Every night he is there, looking down on you from the sky. Without fail. The Moon, the Earth’s satellite, is the protagonist this month for two reasons. First, the crew of the Artemis 2 space mission, whose crew will include for the first time in history a woman as well as a black man, has been confirmed. The second is that a new source of water has been discovered on the satellite.
According to Phys.org, a group of scientists have discovered water embedded in tiny glass beads from lunar samples. The samples, collected in 2020 after a Chinese space mission, contained many of these brightly colored beads, which would have formed after cooling of molten material ejected by space rocks that impacted the Moon.
Millimeter-sized, almost the width of a hair, these pearls contained a tiny percentage of water. Given that millions or even billions of these beads can be found on the Moon, if there were a way to extract the water, future space missions would have a renewable source of water. The problem, however, is that this process is quite complicated.

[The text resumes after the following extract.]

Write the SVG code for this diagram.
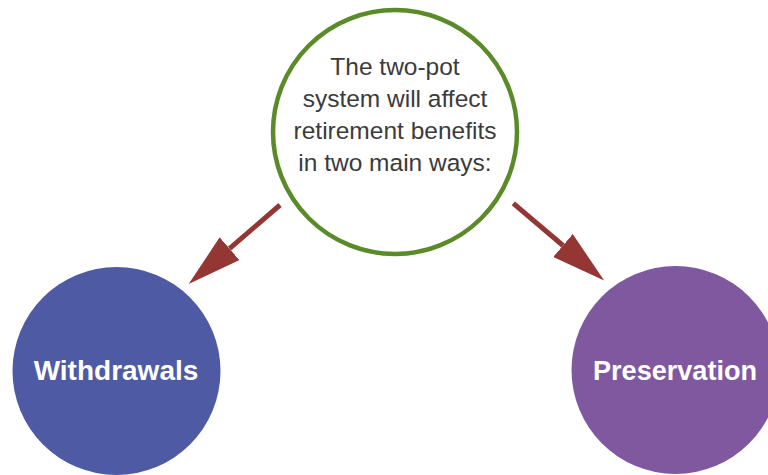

“Yes, it will take lots and lots of glass beads,” explains Hejiu Hui, a scientist at Nanjing University who participated in the study. So far, only 32 beads found in the lunar samples have been studied, although Hui says more will be studied.
Due to the constant bombardment of space rocks that our satellite suffers, the finding shows that “water can be recharged on the lunar surface” and that these pearls could be, in the future, “a new water reservoir on the Moon”.